Now that winter
has officially arrived, there’s no escaping it: Winter is the dreariest time of
the year. It’s cold and wet, and the days are short and the nights are long.
Throughout history, we humans have needed a little extra sustenance to get us
through the winter. It’s no coincidence that the holidays are scheduled around
this time of year—any excuse for the warm companionship of friends and family
against the backdrop of chilly winter. Winter is also a time for great beer.
The ales we drink
during the winter months are different from the lighter, refreshing beer we
drink in the spring, summer and even fall: darker, sometimes spicy, heavier and
frequently higher in alcohol. The foods are different, too: heartier and often
cooked slowly over low heat. The warmth and aroma of chili, or lamb or stew
braised in ale permeates the kitchen and makes staying indoors more cozy.
We asked some beer
industry professionals what beers and foods sustain them during the dreary
months of winter.
Christopher Wong, Chef, Social Kitchen
San Francisco
http://socialkitchenandbrewery.com
My
favorite fall/winter dishes are the long braised or hearty fares: stews, soups,
chilis, pasta's and the like. More specifically, pork, black bean and chipotle
chili, osso buco with risotto, Rigatoncini with sausage and roast tomatoes.
This coming brewmaster’s dinner, I am making braised lamb shoulder with root vegetables and citrus gremolata—right
down my cold weather alley. We are pairing it with Kim's West Side IPA. A perfect match of earthiness and citrus.

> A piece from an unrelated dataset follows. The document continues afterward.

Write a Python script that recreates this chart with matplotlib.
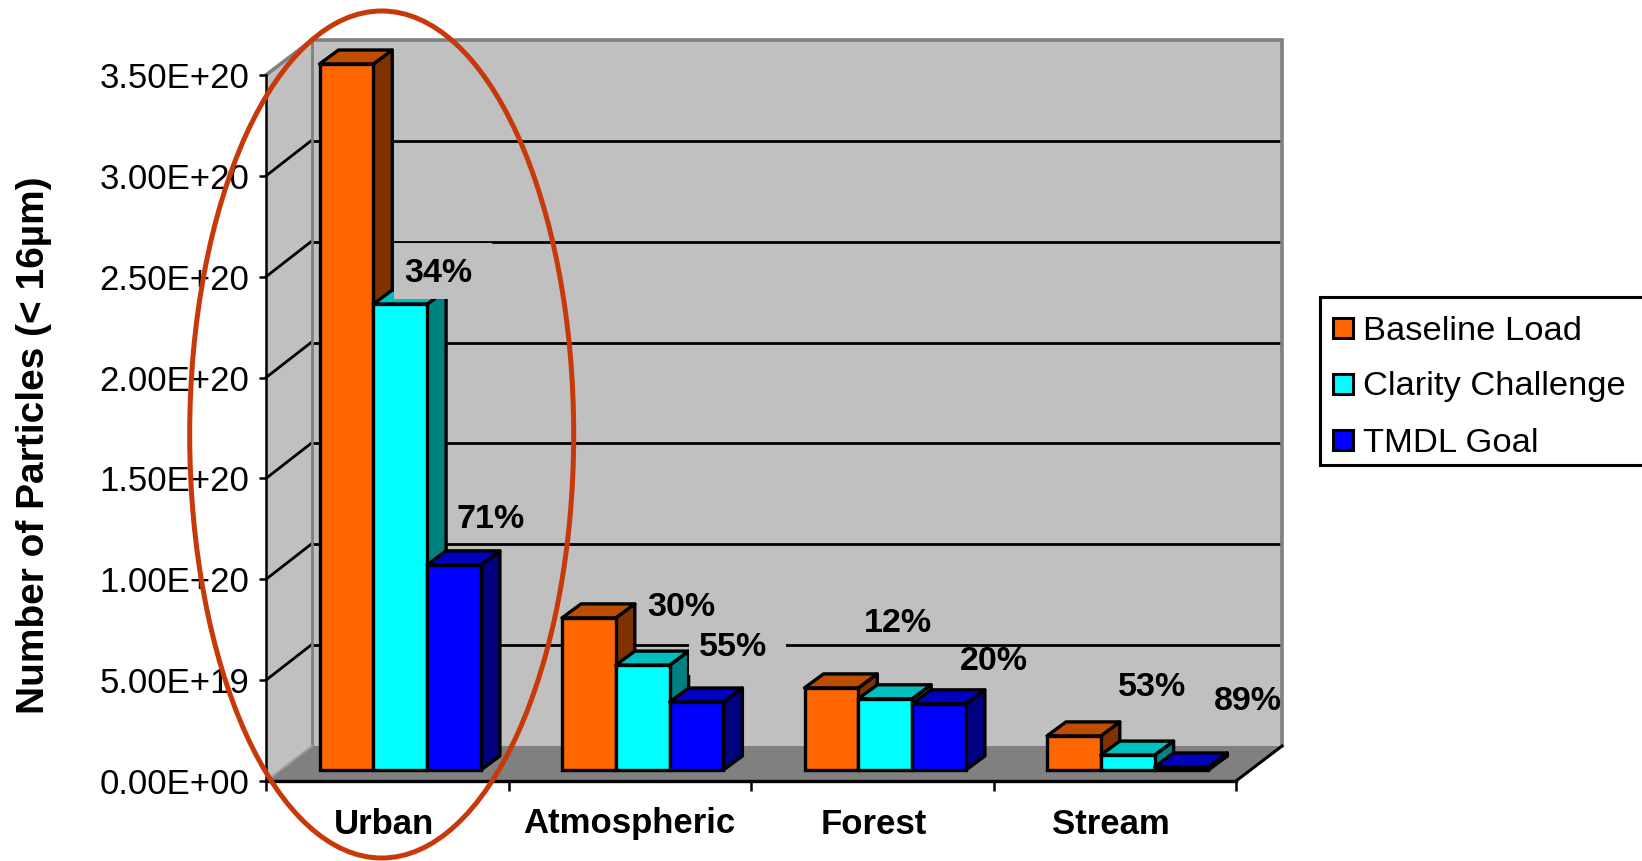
import numpy as np
import matplotlib
matplotlib.use("Agg")
import matplotlib.pyplot as plt
from matplotlib.patches import Polygon, Rectangle, Ellipse
from matplotlib.transforms import Affine2D

categories = ["Urban", "Atmospheric", "Forest", "Stream"]
series_names = ["Baseline Load", "Clarity Challenge", "TMDL Goal"]
baseline = [3.50e20, 0.754e20, 0.407e20, 0.169e20]
clarity = [2.31e20, 0.52e20, 0.353e20, 0.074e20]
tmdl = [1.017e20, 0.337e20, 0.328e20, 0.015e20]
y_ticks = [0, 0.5e20, 1.0e20, 1.5e20, 2.0e20, 2.5e20, 3.0e20, 3.5e20]
y_labels = ["0.00E+00", "5.00E+19", "1.00E+20", "1.50E+20", "2.00E+20", "2.50E+20", "3.00E+20", "3.50E+20"]
pct_labels = ["34%", "71%", "30%", "55%", "12%", "20%", "53%", "89%"]

W, H = 1642, 861
front_c = ["#FF6600", "#00FFFF", "#0000FF"]
top_c = ["#BF4D00", "#00BFBF", "#0000BF"]
side_c = ["#803300", "#008080", "#000080"]
wall = "#C0C0C0"
floor_c = "#808080"

plt.rcParams['font.family'] = ['Liberation Sans', 'DejaVu Sans']

fig = plt.figure(figsize=(W / 100, H / 100), dpi=100)
# pixel layout of the front plane
X0, X1, Y0, Y1 = 266, 1236, 781, 75
ax = fig.add_axes([X0 / W, 1 - Y0 / H, (X1 - X0) / W, (Y0 - Y1) / H])
ax.set_xlim(0, 4)
ax.set_ylim(0, 3.5e20)
ax.patch.set_visible(False)

# image pixels, y going down (walls, labels, legend)
pix = Affine2D().scale(1, -1).translate(0, H)
px_x = (X1 - X0) / 4.0
px_y = (Y0 - Y1) / 3.5e20

DX, DY = 46, 35       # depth of the chart box
BX, BY = 14.5, 11     # where the bars stand
SX, SY = 19, 14       # depth of a bar
bar_w = 53.8 / px_x
pad = 39 / px_x


def add_px(points, **kw):
    ax.add_patch(Polygon(points, closed=True, transform=pix, clip_on=False, **kw))


# walls and floor
add_px([(X0, Y0), (X0 + DX, Y0 - DY), (X0 + DX, Y1 - DY), (X0, Y1)], facecolor=wall, edgecolor="none", zorder=1)
add_px([(X0 + DX, Y1 - DY), (X1 + DX, Y1 - DY), (X1 + DX, Y0 - DY), (X0 + DX, Y0 - DY)], facecolor=wall, edgecolor="none", zorder=1)
add_px([(X0, Y0), (X1, Y0), (X1 + DX, Y0 - DY), (X0 + DX, Y0 - DY)], facecolor=floor_c, edgecolor="none", zorder=1.2)
ax.plot([X0, X0 + DX, X1 + DX, X1 + DX], [Y1, Y1 - DY, Y1 - DY, Y0 - DY], color="#808080", lw=2.6,
        transform=pix, clip_on=False, zorder=1.5, solid_joinstyle="miter")
ax.plot([X0 + DX, X0 + DX], [Y1 - DY, Y0 - DY], color="#808080", lw=2, transform=pix, clip_on=False, zorder=1.5)
ax.plot([X0, X0 + DX], [Y0, Y0 - DY], color="#A0A0A0", lw=1.5, transform=pix, clip_on=False, zorder=1.5)
ax.plot([X1, X1 + DX], [Y0, Y0 - DY], color="black", lw=2.2, transform=pix, clip_on=False, zorder=1.6)

# gridlines on the left wall and the back wall
for v in y_ticks[1:-1]:
    yp = Y0 - v * px_y
    ax.plot([X0, X0 + DX - 1], [yp, yp - DY], color="black", lw=2, transform=pix, clip_on=False, zorder=1.4)
    ax.plot([X0 + DX, X1 + DX - 2], [yp - DY, yp - DY], color="black", lw=2, transform=pix, clip_on=False, zorder=1.4)

# bars
for i in range(len(categories)):
    for j, vals in enumerate([baseline, clarity, tmdl]):
        left = i + (BX / px_x) + pad + j * bar_w
        base = BY / px_y
        val = vals[i]
        x_a, x_b = left, left + bar_w
        y_a, y_b = base, base + val
        sx, sy = SX / px_x, SY / px_y
        z = 3 + i + j * 0.1
        ax.add_patch(Polygon([(x_b, y_a), (x_b + sx, y_a + sy), (x_b + sx, y_b + sy), (x_b, y_b)],
                             facecolor=side_c[j], edgecolor="black", lw=2.4, zorder=z, clip_on=False, joinstyle="round"))
        ax.add_patch(Polygon([(x_a, y_b), (x_a + sx, y_b + sy), (x_b + sx, y_b + sy), (x_b, y_b)],
                             facecolor=top_c[j], edgecolor="black", lw=2.4, zorder=z, clip_on=False, joinstyle="round"))
        ax.bar(left, val, bar_w, bottom=base, align="edge", color=front_c[j], edgecolor="black", lw=2.4,
               zorder=z + 0.01, clip_on=False)

# axes
for s in ["top", "right"]:
    ax.spines[s].set_visible(False)
ax.spines["left"].set_linewidth(1.8)
ax.spines["bottom"].set_linewidth(2.4)
ax.spines["left"].set_zorder(2)
ax.spines["bottom"].set_zorder(2)
ax.set_yticks(y_ticks)
ax.set_yticklabels(y_labels, fontsize=25)
ax.tick_params(axis="y", length=5, width=1.8, pad=7)
ax.set_xticks(range(5))
ax.set_xticklabels([])
ax.tick_params(axis="x", length=7, width=1.8)

cat_x = [384, 629, 874, 1111]
for name, xp in zip(categories, cat_x):
    ax.text(xp, 824, name, transform=pix, ha="center", va="center", fontsize=25, fontweight="bold", zorder=8)

ax.text(34, 445, "Number of Particles (< 16\u00b5m)", transform=pix, rotation=90, ha="center", va="center",
        fontsize=28, fontweight="bold")

# label background boxes hide the gridlines
ax.add_patch(Rectangle((394, 243), 98, 56, transform=pix, facecolor=wall, edgecolor="none", zorder=9, clip_on=False))
ax.add_patch(Rectangle((689, 615), 97, 60, transform=pix, facecolor=wall, edgecolor="none", zorder=9, clip_on=False))

pct_x = [438, 491, 681, 733, 898, 994, 1152, 1248]
pct_y = [273, 520, 608, 648, 623, 662, 688, 702]
for t, xp, yp in zip(pct_labels, pct_x, pct_y):
    ax.text(xp, yp, t, transform=pix, ha="center", va="center", fontsize=24.5, fontweight="bold", zorder=10)

# legend, runs off the right edge like the picture
ax.add_patch(Rectangle((1320, 297), 340, 168, transform=pix, facecolor="white", edgecolor="black", lw=2.2,
                       zorder=5, clip_on=False))
leg_y = [328, 384, 440]
for name, c, yp in zip(series_names, front_c, leg_y):
    ax.add_patch(Rectangle((1333, yp - 10), 20, 20, transform=pix, facecolor=c, edgecolor="black", lw=2.2,
                           zorder=6, clip_on=False))
    ax.text(1363, yp + 3, name, transform=pix, ha="left", va="center", fontsize=24.8, zorder=6)

# red ring round the urban group
ax.add_patch(Ellipse((381.7, 434.5), 384, 847, transform=pix, facecolor="none", edgecolor="#C8390A", lw=3.6,
                     zorder=12, clip_on=False))

fig.savefig("out.png", dpi=100)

Julia Herz, Craft Beer Program Director, Brewers
Association
http://www.brewersassociation.org
Chicken with Beer
Here is one of my
FAVORITE, easy, go-to comfort cooking recipes with craft beer. The dish makes
you feel happy, warm and loved, and no longer dreary.
The final dish is
always different, based on what is in fridge. The first picture is right when I
added ale, the second picture is when the dish is almost ready for serving:
- Dry rub chicken
breast with favorite herbs.
- Throw a few pads
of butter into a frying pan.
- Sear chicken on
high heat for 2-3 minutes each side so it browns.
- Then pour ½
bottle of favorite low-bitter craft beer (that night I used a Scotch ale) into the
pan.
- Then pour about
½ cup ranch salad dressing or other favorite (I used Annie’s Greek Goddess)
into pan.
- Mix everything
around in pan.
- Once the alcohol
has evaporated, cover the pan.
- Now basically
you are steaming chicken on medium low heat in a great sauce.
- Cook for 20
minutes, flipping often to keep the surface of both sides moist.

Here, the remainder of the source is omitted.